牛車腎気丸(ごしゃじんきがん)は女性の頻尿、過活動膀胱の症状に

泌尿器症状

牛車腎気丸(ごしゃじんきがん)は、中国南宋時代(1127年~1279年)の漢方書『済生方(さいせいほう)』に記載されている漢方薬です。

冷えに適応する八味地黄丸(はちみじおうがん)に、水分循環を改善し余分な水分を取る牛膝(ごしつ)、車前子(しゃぜんし)という生薬を加えたものです。八味地黄丸より水分代謝力が強化され、夜間頻尿、下肢のむくみ、冷え症、腰痛等に適応します。

酸味のある甘辛味で、温服が効果的です。

頻尿や過活動膀胱に対する効果

牛車腎気丸は、体力がなく、冷え症で痩せ型タイプの「虚証」体質の女性の頻尿に対して、効果が期待できます。尿路感染などの器質的疾患がない場合の過活動膀胱の症状に対して、用いることがあります。

また、閉経後の女性の細菌性膀胱炎に対しても、虚証体質の場合は牛車腎気丸が適しているとされます。

牛車腎気丸を服用し、効果が出るまでの期間は、体質や症状により異なります。一般的に、1か月ほど使用し、症状の改善が見られない場合は、漢方薬の服用をやめ、医師や薬剤師などに相談してください。

牛車腎気丸と八味地黄丸の使い分けは?

牛車腎気丸と八味地黄丸の生薬構成は似ていて、一部共通しています。

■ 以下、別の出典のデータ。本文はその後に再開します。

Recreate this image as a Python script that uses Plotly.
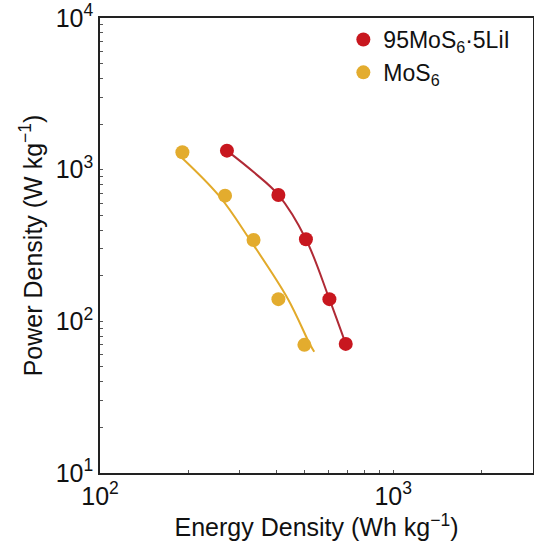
import plotly.graph_objects as go

# Measured points
energy_mos6_lii = [271, 406, 504, 606, 689]
power_mos6_lii = [1335, 681, 348, 140, 71]
energy_mos6 = [191, 267, 334, 406, 498]
power_mos6 = [1302, 674, 344, 140, 70]

# Fitted curves
fit_energy_lii = [271, 335, 406, 504, 606, 689]
fit_power_lii = [1335, 960, 681, 348, 140, 71]
fit_energy_mos6 = [189, 255, 325, 438, 521, 538]
fit_power_mos6 = [1213, 671, 344, 140, 70, 63]

series_names = ["95MoS<sub>6</sub>·5LiI", "MoS<sub>6</sub>"]

red = "#C8171F"
red_line = "#B02A35"
gold = "#E3AC2E"
gold_line = "#E2AA2A"

fig = go.Figure()
fig.add_trace(go.Scatter(x=fit_energy_lii, y=fit_power_lii, mode="lines",
                         line=dict(color=red_line, width=2, shape="spline"),
                         showlegend=False, hoverinfo="skip"))
fig.add_trace(go.Scatter(x=fit_energy_mos6, y=fit_power_mos6, mode="lines",
                         line=dict(color=gold_line, width=2, shape="spline"),
                         showlegend=False, hoverinfo="skip"))
fig.add_trace(go.Scatter(x=energy_mos6_lii, y=power_mos6_lii, mode="markers",
                         marker=dict(color=red, size=14), name=series_names[0]))
fig.add_trace(go.Scatter(x=energy_mos6, y=power_mos6, mode="markers",
                         marker=dict(color=gold, size=14), name=series_names[1]))

xmaj = [100, 1000]
xminor = [200, 300, 400, 500, 600, 700, 800, 900, 2000, 3000]
xvals = xmaj + xminor
xtext = ["10<sup>2</sup>", "10<sup>3</sup>"] + [""] * len(xminor)

ymaj = [10, 100, 1000, 10000]
yminor = [m * d for d in [10, 100, 1000] for m in range(2, 10)]
yvals = ymaj + yminor
ytext = ["10<sup>1</sup>", "10<sup>2</sup>", "10<sup>3</sup>", "10<sup>4</sup>"] + [""] * len(yminor)

font = "Liberation Sans, Arial, sans-serif"

fig.update_layout(
    width=534, height=550, autosize=False,
    margin=dict(l=100, r=1, t=18, b=77, autoexpand=False),
    paper_bgcolor="white", plot_bgcolor="white",
    font=dict(family=font, size=23, color="#111111"),
    legend=dict(x=0.562, y=1.0, xanchor="left", yanchor="top",
                bgcolor="rgba(0,0,0,0)", font=dict(size=23), itemsizing="trace",
                tracegroupgap=0),
    xaxis=dict(type="log", range=[2, 3.477], tickvals=xvals, ticktext=xtext,
               ticks="inside", ticklen=3, tickcolor="#555", showgrid=False,
               showline=True, linecolor="#222", linewidth=1.5, mirror=True,
               zeroline=False, tickfont=dict(size=25), automargin=False,
               title=dict(text="Energy Density (Wh kg<sup>−1</sup>)", font=dict(size=25), standoff=2)),
    yaxis=dict(type="log", range=[1, 4], tickvals=yvals, ticktext=ytext,
               ticks="inside", ticklen=3, tickcolor="#555", showgrid=False,
               showline=True, linecolor="#222", linewidth=1.5, mirror=True,
               zeroline=False, tickfont=dict(size=25), automargin=False,
               title=dict(text="Power Density (W kg<sup>−1</sup>)", font=dict(size=25), standoff=6)),
)

post = ("document.body.style.margin='0';document.body.style.padding='0';"
        "document.body.style.overflow='hidden';"
        "var gd=document.getElementById('{plot_id}');"
        "Plotly.relayout(gd,{width:534,height:550});")

fig.write_html("out.html", config={"responsive": False, "displayModeBar": False},
               post_script=post)
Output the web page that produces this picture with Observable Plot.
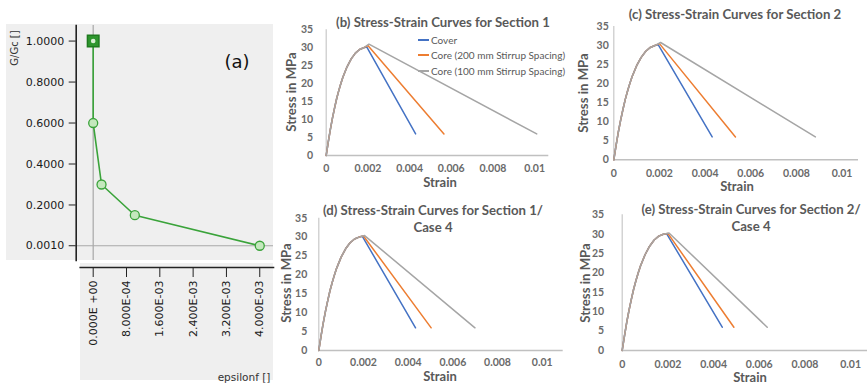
<!DOCTYPE html>
<html><head><meta charset="utf-8">
<script src="https://cdn.jsdelivr.net/npm/d3@7"></script>
<script src="https://cdn.jsdelivr.net/npm/@observablehq/plot@0.6"></script>
<style>
body{margin:0;background:#fff;}
#root{position:relative;width:867px;height:384px;overflow:hidden;}
.box{position:absolute;}
.t{position:absolute;transform:translate(-50%,-50%);white-space:nowrap;line-height:1;}
.ex{font-family:Lato,sans-serif;color:#595959;}
.svgw{position:absolute;}
.svgw svg{overflow:visible;}
</style></head><body><div id="root"></div>
<script>
// ---------- Panel (a) data ----------
const aStrain = [0, 0, 0.0002, 0.001, 0.004];
const aRatio = [1.0, 0.6, 0.3, 0.15, 0.001];
const aYTicks = [1.0, 0.8, 0.6, 0.4, 0.2, 0.001];
const aXTicks = [0, 0.0008, 0.0016, 0.0024, 0.0032, 0.004];
const aXTickLabels = ["0.000E +00", "8.000E-04", "1.600E-03", "2.400E-03", "3.200E-03", "4.000E-03"];

// ---------- Panels (b)-(e) data ----------
const seriesNames = ["Cover", "Core (200 mm Stirrup Spacing)", "Core (100 mm Stirrup Spacing)"];
const seriesColors = ["#4472c4", "#ed7d31", "#a5a5a5"];
const riseStrain = [0, 0.0001, 0.0002, 0.0003, 0.0004, 0.0005, 0.0006, 0.0007, 0.0008, 0.001, 0.0012, 0.0014, 0.0016, 0.0018];
const riseStress = [0, 3.8, 7.3, 10.4, 13.2, 15.8, 18.0, 20.0, 21.8, 24.7, 26.9, 28.5, 29.5, 30.0];
const peakStrain = [0.00195, 0.002, 0.00205];
const endStress = [6, 6, 6];
const peakStressB = [30.2, 30.6, 31.0];
const endStrainB = [0.00429, 0.00565, 0.0101];
const peakStressC = [30.2, 30.5, 30.8];
const endStrainC = [0.00431, 0.00533, 0.00883];
const peakStressD = [30.2, 30.3, 30.4];
const endStrainD = [0.00433, 0.00503, 0.00699];
const peakStressE = [30.1, 30.2, 30.3];
const endStrainE = [0.00438, 0.00489, 0.00635];
const yTicks = [0, 5, 10, 15, 20, 25, 30, 35];
const xTicks = [0, 0.002, 0.004, 0.006, 0.008, 0.01];
const xTickLabels = ["0", "0.002", "0.004", "0.006", "0.008", "0.01"];

const root = document.getElementById("root");
function add(html){ root.insertAdjacentHTML("beforeend", html); }
function place(svg, left, top){
  const d = document.createElement("div");
  d.className = "svgw"; d.style.left = left + "px"; d.style.top = top + "px";
  d.appendChild(svg); root.appendChild(d);
}

// ---------- Panel (a) ----------
add('<div class="box" style="left:6px;top:24px;width:267px;height:236px;background:#efefef"></div>');
add('<div class="box" style="left:80px;top:263px;width:193px;height:117px;background:#efefef"></div>');

const aRows = aStrain.map((s, i) => ({s, r: aRatio[i]}));
const aFont = {fontFamily: "'DejaVu Sans', sans-serif", fontSize: "11px", background: "transparent", color: "#1a1a1a"};
const aXFmt = new Map(aXTicks.map((d, i) => [d, aXTickLabels[i]]));

const aTop = Plot.plot({
  width: 275, height: 260,
  marginLeft: 75.7, marginRight: 2, marginTop: 25, marginBottom: 0,
  x: {domain: [-0.000408, 0.00433]},
  y: {domain: [-0.071, 1.076]},
  style: aFont,
  marks: [
    Plot.ruleX([0], {stroke: "#a8a8a8", strokeWidth: 1.2}),
    Plot.ruleY([0.001], {stroke: "#a8a8a8", strokeWidth: 1.2}),
    Plot.frame({anchor: "left", stroke: "#222", strokeWidth: 1.6}),
    Plot.axisY(aYTicks, {tickSize: 7, tickPadding: 5, tickFormat: d => d.toFixed(4), stroke: "#222", label: null}),
    Plot.axisX([], {label: null}),
    Plot.line(aRows, {x: "s", y: "r", stroke: "#3aa33a", strokeWidth: 1.6}),
    Plot.dot(aRows.slice(1), {x: "s", y: "r", r: 4.5, fill: "#c4e8bd", stroke: "#3aa33a", strokeWidth: 1.3}),
    Plot.dot(aRows.slice(0, 1), {x: "s", y: "r", symbol: "square", r: 6.5, fill: "#2e962e", stroke: "#1f7a1f"}),
    Plot.dot(aRows.slice(0, 1), {x: "s", y: "r", r: 2.3, fill: "#d8efd4"})
  ]
});
place(aTop, 0, 0);

const aBottom = Plot.plot({
  width: 275, height: 129,
  marginLeft: 75.7, marginRight: 2, marginTop: 0, marginBottom: 117,
  x: {domain: [-0.000408, 0.00433]},
  y: {axis: null},
  style: aFont,
  marks: [
    Plot.frame({anchor: "bottom", insetLeft: 4, stroke: "#222", strokeWidth: 1.6}),
    Plot.axisX(aXTicks, {tickSize: 10, tickPadding: 3, tickRotate: -90, tickFormat: d => aXFmt.get(d), stroke: "#222", label: null})
  ]
});
place(aBottom, 0, 255);

add('<div class="t" style="left:237px;top:62px;font-family:\'DejaVu Sans\',sans-serif;font-size:18px;color:#111">(a)</div>');
add('<div class="t" style="left:15px;top:48px;transform:translate(-50%,-50%) rotate(-90deg);font-family:\'DejaVu Sans\',sans-serif;font-size:10px;color:#333">G/Gc []</div>');
add('<div class="t" style="left:244px;top:377px;font-family:\'DejaVu Sans\',sans-serif;font-size:10.5px;color:#333">epsilonf []</div>');

// ---------- Excel-style panels ----------
const xFmt = new Map(xTicks.map((d, i) => [d, xTickLabels[i]]));
function excelPanel(cfg, peaks, ends){
  const rows = [];
  seriesNames.forEach((name, i) => {
    riseStrain.forEach((s, j) => rows.push({name, strain: s, stress: riseStress[j]}));
    rows.push({name, strain: peakStrain[i], stress: peaks[i]});
    rows.push({name, strain: ends[i], stress: endStress[i]});
  });
  const svg = Plot.plot({
    width: cfg.w, height: cfg.h,
    marginLeft: cfg.ml, marginRight: cfg.mr, marginTop: cfg.mt, marginBottom: cfg.mb,
    x: {domain: [0, cfg.xmax]},
    y: {domain: [0, 35]},
    color: {domain: seriesNames, range: seriesColors},
    style: {fontFamily: "Lato, sans-serif", fontSize: "10.5px", fontWeight: "bold", color: "#6a6a6a", background: "transparent"},
    marks: [
      Plot.ruleX([0], {stroke: "#c8c8c8", strokeWidth: 1.2}),
      Plot.ruleY([0], {stroke: "#c0c0c0", strokeWidth: 1.5}),
      Plot.axisY(yTicks, {tickSize: 0, tickPadding: cfg.ypad, label: null}),
      Plot.axisX(xTicks, {tickSize: 0, tickPadding: cfg.xpad, tickFormat: d => xFmt.get(d), label: null}),
      Plot.line(rows, {x: "strain", y: "stress", z: "name", stroke: "name", strokeWidth: 1.5})
    ]
  });
  place(svg, cfg.left, cfg.top);
}

excelPanel({left: 280, top: 0, w: 290, h: 195, ml: 45.7, mr: 21.7, mt: 29.3, mb: 40, xmax: 0.01068, ypad: 13, xpad: 9}, peakStressB, endStrainB);
excelPanel({left: 578, top: 0, w: 289, h: 195, ml: 35.3, mr: 9, mt: 26, mb: 35.7, xmax: 0.01072, ypad: 5, xpad: 10}, peakStressC, endStrainC);
excelPanel({left: 280, top: 195, w: 290, h: 189, ml: 38.3, mr: 7.3, mt: 22.7, mb: 34, xmax: 0.01094, ypad: 11.5, xpad: 8}, peakStressD, endStrainD);
excelPanel({left: 578, top: 195, w: 289, h: 189, ml: 43.7, mr: 0, mt: 19.3, mb: 34, xmax: 0.01074, ypad: 18, xpad: 10}, peakStressE, endStrainE);

const titleStyle = 'font-size:13.2px;font-weight:bold';
const axStyle = 'font-size:13.2px;font-weight:bold';
const strainStyle = 'font-size:13px;font-weight:bold';
add(`<div class="t ex" style="left:443px;top:23px;${titleStyle}">(b) Stress-Strain Curves for Section 1</div>`);
add(`<div class="t ex" style="left:735px;top:15px;${titleStyle}">(c) Stress-Strain Curves for Section 2</div>`);
add(`<div class="t ex" style="left:433px;top:211px;${titleStyle}">(d) Stress-Strain Curves for Section 1/</div>`);
add(`<div class="t ex" style="left:433px;top:228px;${titleStyle}">Case 4</div>`);
add(`<div class="t ex" style="left:751px;top:210px;${titleStyle}">(e) Stress-Strain Curves for Section 2/</div>`);
add(`<div class="t ex" style="left:751px;top:227px;${titleStyle}">Case 4</div>`);

[[292, 92], [584, 93], [287, 283], [585.5, 283]].forEach(([x, y]) =>
  add(`<div class="t ex" style="left:${x}px;top:${y}px;${axStyle};transform:translate(-50%,-50%) rotate(-90deg)">Stress in MPa</div>`));
[[440, 182], [737, 186], [440, 376], [750, 377]].forEach(([x, y]) =>
  add(`<div class="t ex" style="left:${x}px;top:${y}px;${strainStyle}">Strain</div>`));

// legend in (b)
[40, 55, 71].forEach((y, i) => {
  add(`<div class="box" style="left:418px;top:${y - 0.75}px;width:11px;height:1.5px;background:${seriesColors[i]}"></div>`);
  add(`<div class="box ex" style="left:431px;top:${y - 6}px;font-size:10px;line-height:12px;white-space:nowrap">${seriesNames[i]}</div>`);
});
</script>
</body></html>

牛車腎気丸には、牛膝、車前子など、利尿作用のある生薬が加えられています。

牛車腎気丸と八味地黄丸の主な使用目的は排尿トラブルなどですが、浮腫や末梢神経障害が目立つ場合は牛車腎気丸を、尿量減少や夜間頻尿、浮腫、下肢痛が軽い場合は八味地黄丸を使用します。

漢方薬の使い分けは体質によっても異なるので、飲む前に医師や薬剤師に相談することをおすすめします。

牛車腎気丸で副作用は起こる?

牛車腎気丸で起こり得る重大な副作用として、間質性肺炎と肝機能障害があります。これらの副作用は非常に稀で、めったに起こるものではありませんが、間質性肺炎は空咳、呼吸困難、肺音異常などが、肝機能障害は黄疸などが症状としてあらわれます。

また、比較的軽度な副作用としては、胃部の不快感、食欲不振、吐き気、動悸、のぼせ、発疹、かゆみなどが起こる場合があります。

漢方薬を飲んで不調がみられる場合は、すぐに服用を中止し、なるべく早いうちに医療機関を受診してください。

牛車腎気丸が適応となる病名・病態

保険適応病名・病態

効能または効果

疲れやすくて、四肢が冷えやすく、尿量減少。
尿で時に口渇のある次の諸症:下肢痛、腰痛、しびれ、老人のかすみ目、かゆみ、排尿困難、むくみ。

漢方的適応病態

腎陽虚の水腫。すなわち、八味地黄丸の症候に、下半身の水腫を伴うもの。

牛車腎気丸の組成や効能について

組成

「八味地黄丸」+牛膝3 車前子3

効能

温陽補腎・利水活血

主治

腎陽不足・水湿停滞

解説

牛車腎気丸の出典は『済生方』であるため、「済生腎気丸」とよばれることもあります。
腎陽を温補する「八味地黄丸」に活血の牛膝と利水の車前子を配合することによって、活利水作用が増強され「八味地黄丸」の各種適応病証にも使用することができます。

臨床応用

◇腰痛・膝痛

膝痛治療の専門薬である牛膝が配合されているので、腎虚、あるいは老人性の腰痛、膝痛に用います。
利水作用も強いので膝に水がたまる症状にも効果があります。

◎痛みが強いとき+「疎経活血湯」(活血通絡)

◇慢性腎炎

活血作湘によって腎機能が改善され、利水作用によって浮腫を治療することが持されます。

◇前立腺肥大

補腎作用によって疾病の根本を治療し、活作用によって前立腺を縮小させ、利水作用によって停留している尿を排出することができるので、老人性の前立腺肥大に適します。